Items from a dataset:
## Start

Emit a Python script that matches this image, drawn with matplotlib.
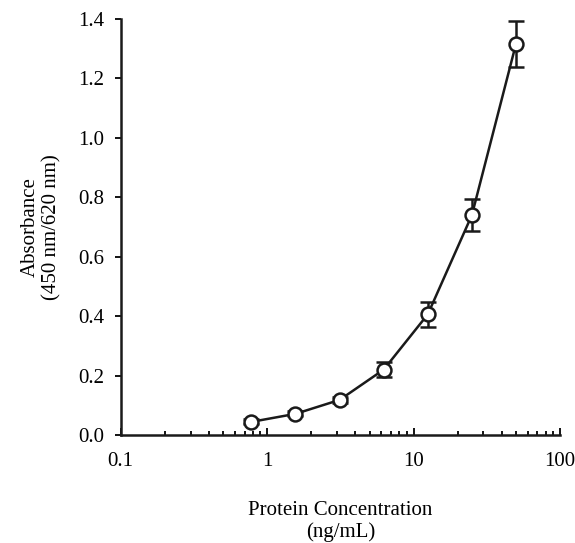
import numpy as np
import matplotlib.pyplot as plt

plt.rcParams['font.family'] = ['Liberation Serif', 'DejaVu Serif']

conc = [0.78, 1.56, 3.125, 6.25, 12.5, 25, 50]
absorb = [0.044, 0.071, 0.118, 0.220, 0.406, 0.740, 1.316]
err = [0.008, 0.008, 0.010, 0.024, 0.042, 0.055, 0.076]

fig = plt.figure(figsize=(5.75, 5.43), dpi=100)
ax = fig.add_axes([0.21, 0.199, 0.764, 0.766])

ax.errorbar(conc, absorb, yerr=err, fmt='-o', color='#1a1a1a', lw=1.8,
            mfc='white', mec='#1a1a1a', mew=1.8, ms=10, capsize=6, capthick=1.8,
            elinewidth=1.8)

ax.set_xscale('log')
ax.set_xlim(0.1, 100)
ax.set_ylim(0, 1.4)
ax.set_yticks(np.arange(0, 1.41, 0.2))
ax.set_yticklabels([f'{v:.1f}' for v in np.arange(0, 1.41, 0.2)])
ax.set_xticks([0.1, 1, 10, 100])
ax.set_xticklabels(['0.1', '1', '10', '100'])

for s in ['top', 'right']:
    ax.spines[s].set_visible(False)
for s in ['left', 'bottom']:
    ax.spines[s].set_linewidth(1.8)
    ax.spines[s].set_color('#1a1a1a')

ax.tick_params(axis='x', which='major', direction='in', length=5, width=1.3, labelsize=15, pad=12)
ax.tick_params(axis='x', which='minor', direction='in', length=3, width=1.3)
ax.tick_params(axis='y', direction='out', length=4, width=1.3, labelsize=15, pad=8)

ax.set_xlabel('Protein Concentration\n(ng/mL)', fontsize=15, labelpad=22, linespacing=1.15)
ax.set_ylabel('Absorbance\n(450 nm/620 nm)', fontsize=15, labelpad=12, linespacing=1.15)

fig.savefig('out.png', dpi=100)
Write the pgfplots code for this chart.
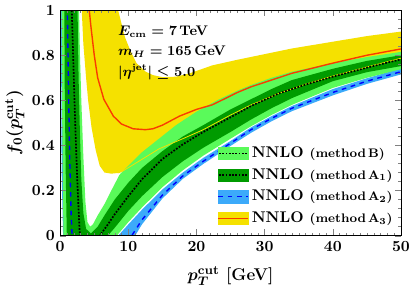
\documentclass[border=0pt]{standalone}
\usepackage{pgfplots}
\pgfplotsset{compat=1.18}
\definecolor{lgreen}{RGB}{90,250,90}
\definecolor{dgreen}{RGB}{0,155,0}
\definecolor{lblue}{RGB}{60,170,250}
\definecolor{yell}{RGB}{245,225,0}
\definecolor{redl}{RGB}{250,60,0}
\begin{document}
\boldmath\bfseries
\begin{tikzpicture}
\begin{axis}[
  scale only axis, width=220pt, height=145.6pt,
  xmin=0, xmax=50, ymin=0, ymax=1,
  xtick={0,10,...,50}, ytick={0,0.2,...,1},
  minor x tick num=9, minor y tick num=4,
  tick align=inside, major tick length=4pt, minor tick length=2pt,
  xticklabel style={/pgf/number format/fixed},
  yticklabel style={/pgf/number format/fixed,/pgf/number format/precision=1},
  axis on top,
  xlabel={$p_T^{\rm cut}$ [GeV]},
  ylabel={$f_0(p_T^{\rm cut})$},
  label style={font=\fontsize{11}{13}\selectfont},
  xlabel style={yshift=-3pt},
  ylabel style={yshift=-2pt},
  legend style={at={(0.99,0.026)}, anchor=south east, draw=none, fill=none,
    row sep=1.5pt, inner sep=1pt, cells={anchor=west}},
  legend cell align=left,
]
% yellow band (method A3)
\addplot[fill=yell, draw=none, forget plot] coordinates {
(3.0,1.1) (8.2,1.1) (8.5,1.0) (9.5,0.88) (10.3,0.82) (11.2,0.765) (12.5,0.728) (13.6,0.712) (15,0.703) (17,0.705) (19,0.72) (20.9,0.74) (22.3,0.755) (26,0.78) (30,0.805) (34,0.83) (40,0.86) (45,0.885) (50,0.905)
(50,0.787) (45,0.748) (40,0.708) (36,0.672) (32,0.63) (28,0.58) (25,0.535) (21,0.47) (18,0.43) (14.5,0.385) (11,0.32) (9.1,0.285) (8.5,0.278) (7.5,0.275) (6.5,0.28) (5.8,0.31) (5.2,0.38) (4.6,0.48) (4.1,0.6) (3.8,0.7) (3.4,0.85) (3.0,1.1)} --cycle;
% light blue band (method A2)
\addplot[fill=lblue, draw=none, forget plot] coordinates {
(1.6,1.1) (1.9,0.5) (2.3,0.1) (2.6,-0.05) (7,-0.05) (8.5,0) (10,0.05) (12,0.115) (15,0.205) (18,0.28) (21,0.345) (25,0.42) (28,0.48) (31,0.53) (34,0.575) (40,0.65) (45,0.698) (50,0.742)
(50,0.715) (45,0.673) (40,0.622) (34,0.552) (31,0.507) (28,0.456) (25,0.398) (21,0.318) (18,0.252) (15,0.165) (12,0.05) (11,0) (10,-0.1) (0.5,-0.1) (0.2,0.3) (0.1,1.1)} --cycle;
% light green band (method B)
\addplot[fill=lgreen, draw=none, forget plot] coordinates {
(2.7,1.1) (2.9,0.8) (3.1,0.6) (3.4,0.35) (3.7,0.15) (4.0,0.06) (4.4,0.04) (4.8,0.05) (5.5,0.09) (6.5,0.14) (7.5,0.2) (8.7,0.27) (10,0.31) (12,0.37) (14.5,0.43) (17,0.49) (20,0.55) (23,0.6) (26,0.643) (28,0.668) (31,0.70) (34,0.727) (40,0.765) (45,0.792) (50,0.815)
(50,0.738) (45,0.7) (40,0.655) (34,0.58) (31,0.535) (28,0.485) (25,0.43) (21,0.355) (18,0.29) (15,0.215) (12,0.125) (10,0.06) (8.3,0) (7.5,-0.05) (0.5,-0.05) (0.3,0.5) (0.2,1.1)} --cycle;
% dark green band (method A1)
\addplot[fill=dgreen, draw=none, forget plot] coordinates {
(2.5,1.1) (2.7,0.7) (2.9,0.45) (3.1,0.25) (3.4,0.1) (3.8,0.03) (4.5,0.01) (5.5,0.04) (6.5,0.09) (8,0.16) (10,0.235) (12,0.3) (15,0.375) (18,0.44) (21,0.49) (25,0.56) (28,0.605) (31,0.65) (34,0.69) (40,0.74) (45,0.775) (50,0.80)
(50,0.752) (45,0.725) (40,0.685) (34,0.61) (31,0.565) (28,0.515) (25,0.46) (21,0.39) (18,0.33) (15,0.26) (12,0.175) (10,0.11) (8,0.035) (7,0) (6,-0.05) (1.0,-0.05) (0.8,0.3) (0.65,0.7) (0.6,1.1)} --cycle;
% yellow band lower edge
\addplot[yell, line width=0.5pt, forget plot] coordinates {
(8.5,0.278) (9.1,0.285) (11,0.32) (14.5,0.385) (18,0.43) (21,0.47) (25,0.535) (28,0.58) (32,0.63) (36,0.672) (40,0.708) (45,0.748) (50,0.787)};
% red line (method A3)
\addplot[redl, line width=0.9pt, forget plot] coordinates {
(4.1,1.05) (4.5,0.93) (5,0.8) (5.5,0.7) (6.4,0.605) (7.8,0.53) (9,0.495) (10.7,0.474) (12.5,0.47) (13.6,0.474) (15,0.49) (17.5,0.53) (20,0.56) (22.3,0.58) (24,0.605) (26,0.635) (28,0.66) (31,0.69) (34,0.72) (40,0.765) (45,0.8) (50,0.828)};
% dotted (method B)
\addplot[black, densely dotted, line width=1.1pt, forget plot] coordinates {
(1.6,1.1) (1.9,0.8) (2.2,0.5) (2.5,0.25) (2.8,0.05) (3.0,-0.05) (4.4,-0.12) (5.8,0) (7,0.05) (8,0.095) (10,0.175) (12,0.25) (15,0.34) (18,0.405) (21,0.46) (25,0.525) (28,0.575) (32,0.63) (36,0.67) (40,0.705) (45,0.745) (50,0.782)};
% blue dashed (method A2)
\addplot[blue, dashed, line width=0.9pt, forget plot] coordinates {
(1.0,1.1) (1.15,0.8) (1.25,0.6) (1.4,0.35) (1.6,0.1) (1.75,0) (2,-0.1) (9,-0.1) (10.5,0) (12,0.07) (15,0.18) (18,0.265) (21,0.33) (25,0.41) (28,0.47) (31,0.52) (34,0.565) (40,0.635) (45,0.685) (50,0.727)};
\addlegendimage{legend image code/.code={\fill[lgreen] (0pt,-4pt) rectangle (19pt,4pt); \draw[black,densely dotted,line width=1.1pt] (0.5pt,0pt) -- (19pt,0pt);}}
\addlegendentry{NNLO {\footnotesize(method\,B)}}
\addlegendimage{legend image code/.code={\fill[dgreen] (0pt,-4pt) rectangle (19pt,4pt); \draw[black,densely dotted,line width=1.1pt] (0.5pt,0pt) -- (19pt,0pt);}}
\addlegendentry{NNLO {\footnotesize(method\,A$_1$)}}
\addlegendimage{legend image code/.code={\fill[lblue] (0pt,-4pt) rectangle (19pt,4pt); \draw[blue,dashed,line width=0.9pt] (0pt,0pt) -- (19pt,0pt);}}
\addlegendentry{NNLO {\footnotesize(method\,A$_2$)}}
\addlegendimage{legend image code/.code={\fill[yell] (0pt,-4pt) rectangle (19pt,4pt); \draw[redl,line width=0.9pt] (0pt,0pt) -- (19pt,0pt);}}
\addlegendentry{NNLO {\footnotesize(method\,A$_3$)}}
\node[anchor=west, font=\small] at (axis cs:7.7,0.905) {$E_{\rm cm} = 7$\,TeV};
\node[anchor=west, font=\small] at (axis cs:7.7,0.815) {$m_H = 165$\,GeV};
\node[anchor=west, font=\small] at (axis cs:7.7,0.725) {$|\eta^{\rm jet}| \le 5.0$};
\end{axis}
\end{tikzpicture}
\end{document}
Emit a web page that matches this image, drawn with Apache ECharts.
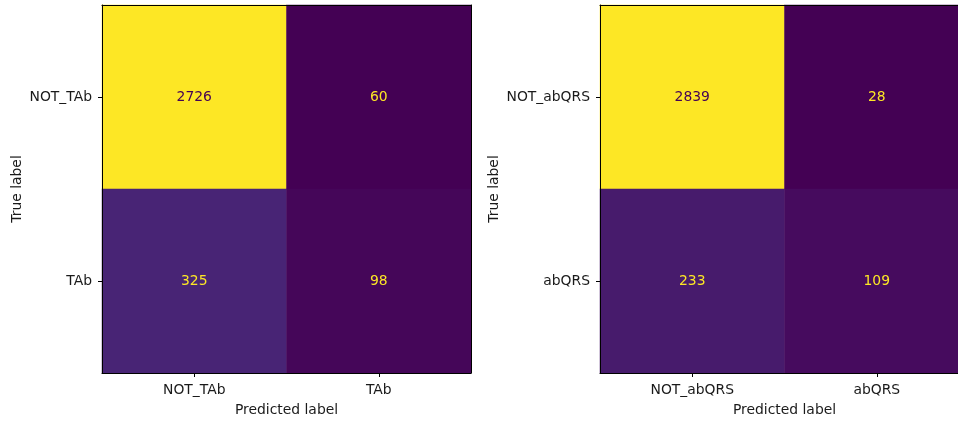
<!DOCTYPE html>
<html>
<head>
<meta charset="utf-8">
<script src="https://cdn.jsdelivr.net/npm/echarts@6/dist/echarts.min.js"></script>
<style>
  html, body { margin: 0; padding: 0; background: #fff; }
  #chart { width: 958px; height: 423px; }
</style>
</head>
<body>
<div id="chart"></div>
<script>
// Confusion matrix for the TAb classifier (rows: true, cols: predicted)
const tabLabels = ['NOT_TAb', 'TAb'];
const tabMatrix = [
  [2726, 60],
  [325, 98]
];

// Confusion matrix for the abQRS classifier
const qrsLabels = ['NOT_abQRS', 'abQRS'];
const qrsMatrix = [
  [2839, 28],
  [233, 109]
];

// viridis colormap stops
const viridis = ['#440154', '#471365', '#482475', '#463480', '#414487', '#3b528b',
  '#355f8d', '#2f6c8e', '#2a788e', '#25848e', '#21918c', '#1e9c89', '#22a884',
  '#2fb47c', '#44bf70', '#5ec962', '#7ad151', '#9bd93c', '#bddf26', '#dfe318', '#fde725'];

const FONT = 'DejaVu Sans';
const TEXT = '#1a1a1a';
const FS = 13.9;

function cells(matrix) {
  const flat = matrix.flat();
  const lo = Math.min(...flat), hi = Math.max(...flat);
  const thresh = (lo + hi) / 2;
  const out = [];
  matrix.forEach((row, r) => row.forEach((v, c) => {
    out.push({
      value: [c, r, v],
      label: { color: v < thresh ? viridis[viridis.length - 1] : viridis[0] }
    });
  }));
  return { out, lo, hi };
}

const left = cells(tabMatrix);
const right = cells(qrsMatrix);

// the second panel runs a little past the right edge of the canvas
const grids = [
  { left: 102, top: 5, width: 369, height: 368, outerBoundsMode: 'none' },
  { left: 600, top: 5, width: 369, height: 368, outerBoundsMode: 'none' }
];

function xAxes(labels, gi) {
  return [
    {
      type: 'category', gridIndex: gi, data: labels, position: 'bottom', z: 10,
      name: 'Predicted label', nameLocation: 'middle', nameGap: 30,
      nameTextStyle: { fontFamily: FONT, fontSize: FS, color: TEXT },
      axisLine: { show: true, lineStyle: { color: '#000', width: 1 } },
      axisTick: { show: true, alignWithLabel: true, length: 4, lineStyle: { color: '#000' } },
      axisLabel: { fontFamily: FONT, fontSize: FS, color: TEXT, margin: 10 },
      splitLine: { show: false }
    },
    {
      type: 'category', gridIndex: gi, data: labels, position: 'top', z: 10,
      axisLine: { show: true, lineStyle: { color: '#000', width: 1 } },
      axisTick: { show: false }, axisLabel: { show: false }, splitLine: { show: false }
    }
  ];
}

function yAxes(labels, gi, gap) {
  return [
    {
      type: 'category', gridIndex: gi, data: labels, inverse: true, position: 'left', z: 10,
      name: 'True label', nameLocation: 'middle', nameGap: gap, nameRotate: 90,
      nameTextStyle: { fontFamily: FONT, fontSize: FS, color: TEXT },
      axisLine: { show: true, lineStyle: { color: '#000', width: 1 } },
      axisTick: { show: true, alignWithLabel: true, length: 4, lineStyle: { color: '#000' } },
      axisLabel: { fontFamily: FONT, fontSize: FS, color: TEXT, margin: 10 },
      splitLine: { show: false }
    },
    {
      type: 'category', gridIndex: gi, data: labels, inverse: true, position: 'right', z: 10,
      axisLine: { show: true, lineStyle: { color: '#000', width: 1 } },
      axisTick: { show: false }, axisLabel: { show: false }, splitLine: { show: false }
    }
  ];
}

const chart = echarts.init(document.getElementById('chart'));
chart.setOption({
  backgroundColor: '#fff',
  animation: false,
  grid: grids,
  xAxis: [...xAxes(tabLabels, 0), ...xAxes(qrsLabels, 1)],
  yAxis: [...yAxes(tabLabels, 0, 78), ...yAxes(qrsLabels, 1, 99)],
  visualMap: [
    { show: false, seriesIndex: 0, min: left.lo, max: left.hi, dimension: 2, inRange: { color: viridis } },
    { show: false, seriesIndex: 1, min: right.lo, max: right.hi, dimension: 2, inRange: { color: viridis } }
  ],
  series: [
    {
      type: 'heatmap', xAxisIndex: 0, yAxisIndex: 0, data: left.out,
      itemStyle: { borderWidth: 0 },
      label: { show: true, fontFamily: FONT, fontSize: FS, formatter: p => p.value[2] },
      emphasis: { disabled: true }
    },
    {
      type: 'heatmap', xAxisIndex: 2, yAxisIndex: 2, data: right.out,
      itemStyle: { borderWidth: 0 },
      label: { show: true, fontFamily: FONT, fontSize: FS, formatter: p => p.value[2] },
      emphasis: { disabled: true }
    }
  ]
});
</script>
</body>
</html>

## End

SET TASK: Where a line in the material above holds "this", copy that line.

TASK SOLUTION:
Emit a Python script that matches this image, drawn with matplotlib.
Write the pgfplots code for this chart.
Emit a web page that matches this image, drawn with Apache ECharts.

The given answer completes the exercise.